Veronica Harrigan
- Height: 5 ft 7 in (170 cm)

Rugby union career
- Position: Hooker

Senior career
- Years: Team / Apps / (Points)
- Brantford Harlequins /  / (0)

International career
- Years: Team / Apps / (Points)
- 2022: Canada / 13 / (0)

= Veronica Harrigan =

Canadian rugby union player

Veronica Harrigan is a Canadian rugby union player. She plays at Hooker for Canada and the Brantford Harlequins.

== Rugby career ==
Harrigan began her rugby career in Grade 9 at Medway High School. She made the Ontario 7s U18 team in Grade 10. She studied Sociology and Criminology at King's University College.

In 2017, She was selected in Canada's November Series against England.

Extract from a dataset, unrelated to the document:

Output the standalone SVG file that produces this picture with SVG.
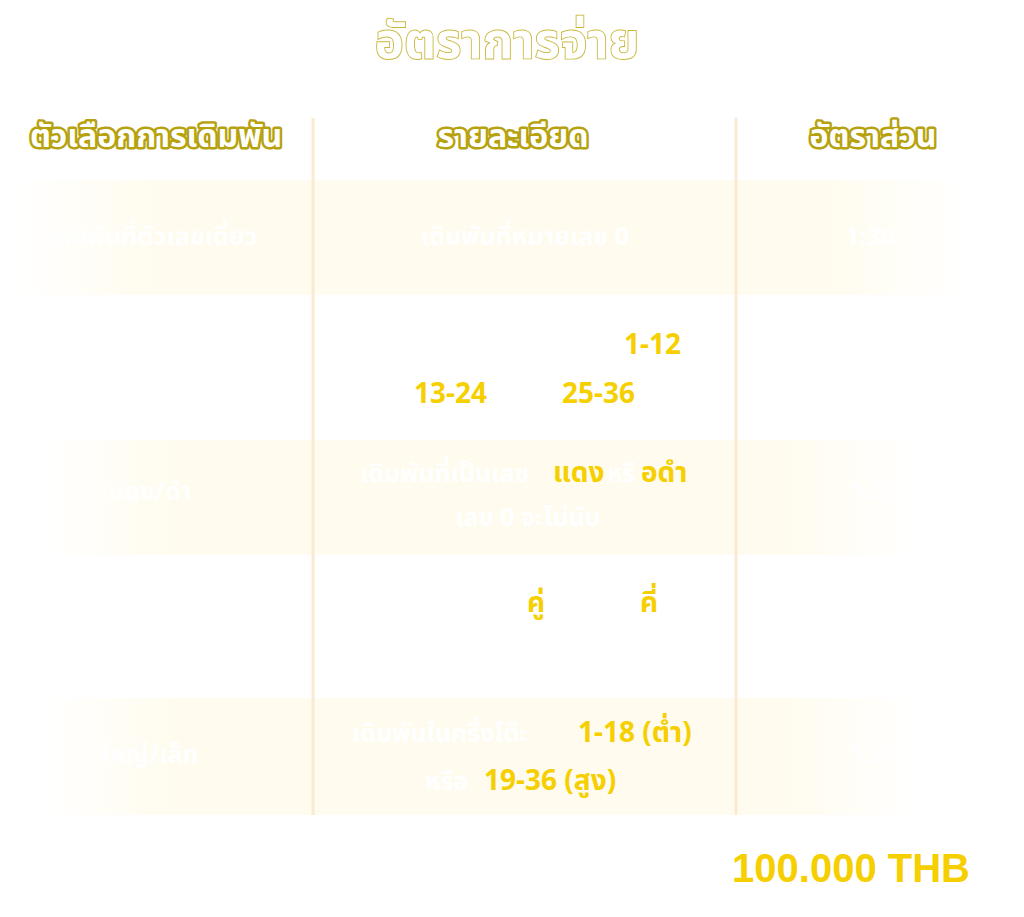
<svg xmlns="http://www.w3.org/2000/svg" width="1024" height="917" viewBox="0 0 1024 917">
<style>
.th{font-family:"Noto Sans","Noto Sans Thai","DejaVu Sans",sans-serif;font-weight:700}
.title{font-size:49px;fill:#ffffff;stroke:#c9b73a;stroke-width:1.8px;paint-order:stroke}
.hdr{font-size:32px;fill:#ffffff;stroke:#b6a10e;stroke-width:5px;paint-order:stroke;stroke-linejoin:round}
.cell{font-size:25px;fill:#ffffff}
.y{fill:#f6cf00;font-size:28px}
.div{stroke:#fbead2;stroke-width:3}
</style>
<defs>
<linearGradient id="rowA" x1="0" y1="0" x2="1" y2="0">
<stop offset="0" stop-color="#fffcef" stop-opacity="0"/>
<stop offset="0.15" stop-color="#fffcef" stop-opacity="1"/>
<stop offset="0.85" stop-color="#fffcef" stop-opacity="1"/>
<stop offset="1" stop-color="#fffcef" stop-opacity="0"/>
</linearGradient>
</defs>
<rect width="1024" height="917" fill="#ffffff"/>
<text class="th title" x="507" y="58" text-anchor="middle">อัตราการจ่าย</text>
<g id="header">
<text class="th hdr" x="156" y="147" text-anchor="middle">ตัวเลือกการเดิมพัน</text>
<text class="th hdr" x="513" y="147" text-anchor="middle">รายละเอียด</text>
<text class="th hdr" x="873" y="147" text-anchor="middle">อัตราส่วน</text>
</g>
<g id="row-backgrounds">
<rect x="10" y="180" width="960" height="115" fill="url(#rowA)"/>
<rect x="40" y="440" width="880" height="115" fill="url(#rowA)"/>
<rect x="40" y="698" width="880" height="117" fill="url(#rowA)"/>
</g>
<g id="connectors">
<line class="div" x1="313" y1="118" x2="313" y2="815"/>
<line class="div" x1="736" y1="118" x2="736" y2="815"/>
</g>
<g id="row1">
<text class="th cell" x="152" y="245" text-anchor="middle">เดิมพันที่ตัวเลขเดี่ยว</text>
<text class="th cell" x="525" y="245" text-anchor="middle">เดิมพันที่หมายเลข 0</text>
<text class="th cell" x="870" y="245" text-anchor="middle">1:36</text>
</g>
<g id="row2">
<text class="th cell" x="400" y="354">เดิมพันกลุ่มตัวเลข <tspan class="y" x="624">1-12</tspan></text>
<text class="th cell" x="414" y="403"><tspan class="y">13-24</tspan> <tspan x="505">หรือ</tspan> <tspan class="y" x="562">25-36</tspan></text>
</g>
<g id="row3">
<text class="th cell" x="150" y="500" text-anchor="middle">แดง/ดำ</text>
<text class="th cell" x="360" y="482">เดิมพันที่เป็นเลข <tspan class="y" x="553">แดง</tspan><tspan x="607">หรื</tspan><tspan class="y" x="641">อดำ</tspan></text>
<text class="th cell" x="528" y="526" text-anchor="middle">เลข 0 จะไม่นับ</text>
<text class="th cell" x="868" y="500" text-anchor="middle">1:2</text>
</g>
<g id="row4">
<text class="th cell" x="155" y="636" text-anchor="middle">เลขคู่/เลขคี่</text>
<text class="th cell" x="385" y="612">เดิมพันเลข <tspan class="y" x="527">คู่</tspan><tspan x="565">หรือ</tspan><tspan class="y" x="640">คี่</tspan></text>
</g>
<g id="row5">
<text class="th cell" x="150" y="763" text-anchor="middle">ใหญ่/เล็ก</text>
<text class="th cell" x="352" y="742">เดิมพันในครึ่งโต๊ะ <tspan class="y" x="578">1-18 (ต่ำ)</tspan></text>
<text class="th cell" x="425" y="790">หรือ <tspan class="y" x="484">19-36 (สูง)</tspan></text>
<text class="th cell" x="868" y="763" text-anchor="middle">1:2</text>
</g>
<g id="footer">
<text x="970" y="882" text-anchor="end" style="font-family:'Liberation Sans',Arial,sans-serif;font-weight:700;font-size:40px;fill:#f6cf00">100.000 THB</text>
</g>
</svg>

Harrigan was named in the Canadian team that competed in the Pacific Four Series in New Zealand. She was called into the Canadian squad for the delayed 2021 Rugby World Cup as a late replacement for Laura Russell, who had been ruled out due to injury before the tournament began.

=== Suspension ===
In 2022, Harrigan received a two-month suspension from World Rugby after testing positive for the banned substance spironolactone. The drug was administered by her family physician without obtaining a therapeutic use exemption, although the violation was deemed unintentional. She was cleared to play again on October 4.